Избранное (Дан) - страница 180

— Так всегда бывает, когда идешь к врачу. Ничего, все обойдется, — сказал я, зевая.

*

У нее было больное сердце, а потом стало плохо и с почками. С сердцем у нее началось давно, еще в детстве: однажды родители оставили ее и сестру на попечении служанки, а служанка — но чего и ждать от служанки — оставила двух маленьких девочек одних, на попечение господа, и куда-то ушла.

Было поздно. В кухню забрела чья-то собака и, заметавшись в поисках выхода, вбежала в спальню к девочкам.

Вернувшись домой, служанка нашла одну из них на кафельной печке, а другую в глубоком обмороке, с пеной на губах. Еле-еле ее привели в чувство. Потом она долго болела.

Со временем она поправилась, но с год назад у нее опять стало пошаливать сердце.

Доктор Шандру посоветовал обратиться к специалисту.

Чтобы успеть вовремя на прием, надо было сесть на трехчасовой ночной поезд.

Надев перчатки, она еще раз оглядела комнату.

— Мы ничего не забыли?

— ?

О ее ноги стала тереться ангорская кошка, которая и по сей день жива.

Служанка отогнала ее.

— Зачем ты ее гонишь? Я же тебя сто раз просила…

— Нечего ей ластиться, нехорошо это, примета дурная…

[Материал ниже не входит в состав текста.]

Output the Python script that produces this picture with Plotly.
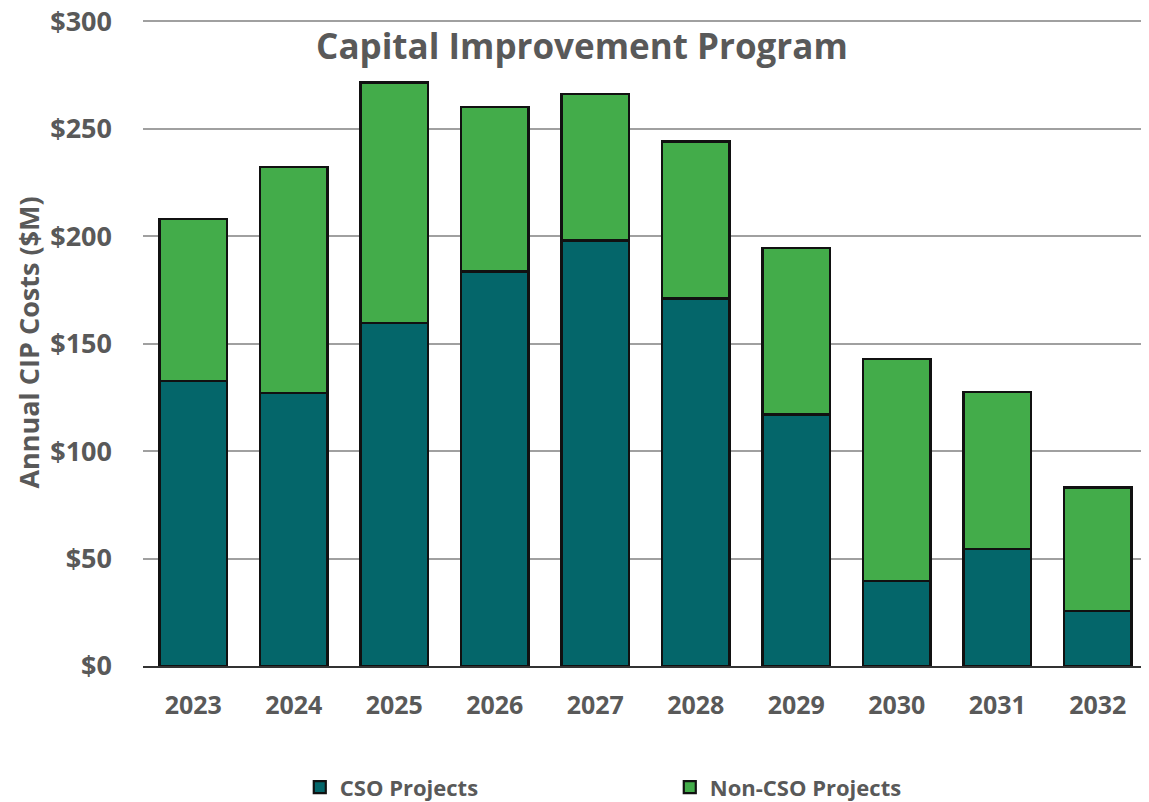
import plotly.graph_objects as go

years = ["2023", "2024", "2025", "2026", "2027", "2028", "2029", "2030", "2031", "2032"]
cso = [132.5, 127, 159.5, 183.5, 198, 171, 117, 39.5, 54.5, 25.5]
non_cso = [75.5, 105, 112, 76.5, 68, 73, 77.5, 103.5, 73, 57.5]
y_ticks = [0, 50, 100, 150, 200, 250, 300]
y_labels = ["$0", "$50", "$100", "$150", "$200", "$250", "$300"]

GRAY = "#595959"
FONT = "Open Sans, sans-serif"

fig = go.Figure()
fig.add_trace(go.Bar(x=years, y=cso, name="<b>CSO Projects</b>",
                     marker=dict(color="#04666A", line=dict(color="#111111", width=2.2))))
fig.add_trace(go.Bar(x=years, y=non_cso, name="<b>Non-CSO Projects</b>",
                     marker=dict(color="#43AC4A", line=dict(color="#111111", width=2.2))))

# page body has an 8px margin, so the figure is sized to fit the window
fig.update_layout(
    barmode="stack",
    bargap=0.33,
    width=1141, height=794,
    margin=dict(l=135, r=1, t=11, b=136, autoexpand=False),
    plot_bgcolor="white", paper_bgcolor="white",
    font=dict(family=FONT, size=20, color=GRAY),
    title=dict(text="<b>Capital Improvement Program</b>", x=0.503, xanchor="center",
               y=1 - 39 / 794, yanchor="middle", font=dict(size=35, color=GRAY, family=FONT)),
    showlegend=True,
    legend=dict(orientation="h", x=0.156, y=-0.1876, xanchor="left", yanchor="middle",
                entrywidth=325, entrywidthmode="pixels", traceorder="normal",
                font=dict(size=22, color=GRAY, family=FONT)),
    xaxis=dict(showgrid=False, showline=True, linecolor="#333333", linewidth=1.5,
               automargin=False,
               tickfont=dict(size=25, color=GRAY, family=FONT), ticks="",
               ticklabelstandoff=16, tickprefix="<b>", ticksuffix="</b>"),
    yaxis=dict(range=[0, 301], tickvals=y_ticks, ticktext=["<b>" + t + "</b>" for t in y_labels],
               showgrid=True, gridcolor="#A0A0A0", gridwidth=1.5, zeroline=False,
               automargin=False, ticklabeloverflow="allow",
               tickfont=dict(size=27, color=GRAY, family=FONT), ticklabelstandoff=30,
               title=dict(text="<b>Annual CIP Costs ($M)</b>", standoff=2,
                          font=dict(size=27, color=GRAY, family=FONT))),
)

fig.write_html("out.html")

Жена тут же и забыла о кошке, еще раз огляделась.

Служанка захлюпала носом.

Я прикрикнул на нее:

— Что за глупости, неси вещи в машину!

Я очень боялся этой минуты и уже было порадовался, что все обошлось как нельзя лучше, и на тебе, служанка вылезла со своими глупыми приметами, идиотка!.. Да и негодную кошку не вовремя потянуло ласкаться… Мне так и захотелось наподдать ей ногой.

(Не могу понять, как я, даже не подозревая, чем все кончится, вел себя так, словно мне что-то заранее было известно или я предвижу ход событий…)

Во дворе жена отвела служанку в сторону и что-то ей сказала. Позднее я узнал, что именно:

— Анка, присматривай за домом и за хозяином, чтобы не ходил он в неглаженых брюках… Может, я не вернусь…

Ночь эту я не забуду. Она была такая ясная и отчетливая, будто нарисованная на картине. Луна, скользя по небосводу, зацепилась за макушку дуба на Припорском холме.

Лик ее был бледен, в каких-то пятнах, как лицо больной женщины.

Внизу по склону стелился осенний призрачный туман.

Казалось, все вокруг провожало нас: дома, деревья, телеграфные столбы, они словно говорили нам: «Уезжаете? Ну, господь вас благослови!»

Мы сели в такси. Жена закуталась платком, подперла ладонью голову и задумалась.

— Осень, — сказал я.

Она не ответила.

— Морозит. Скоро все покроется инеем, — сказал я некоторое время спустя, но она опять промолчала.

*

Мы ехали в полупустом вагоне первого класса.

В коридоре у окна стоял какой-то толстяк с неприятным одутловатым лицом и всклокоченными волосами, он равнодушно поглядел на нас и отвернулся.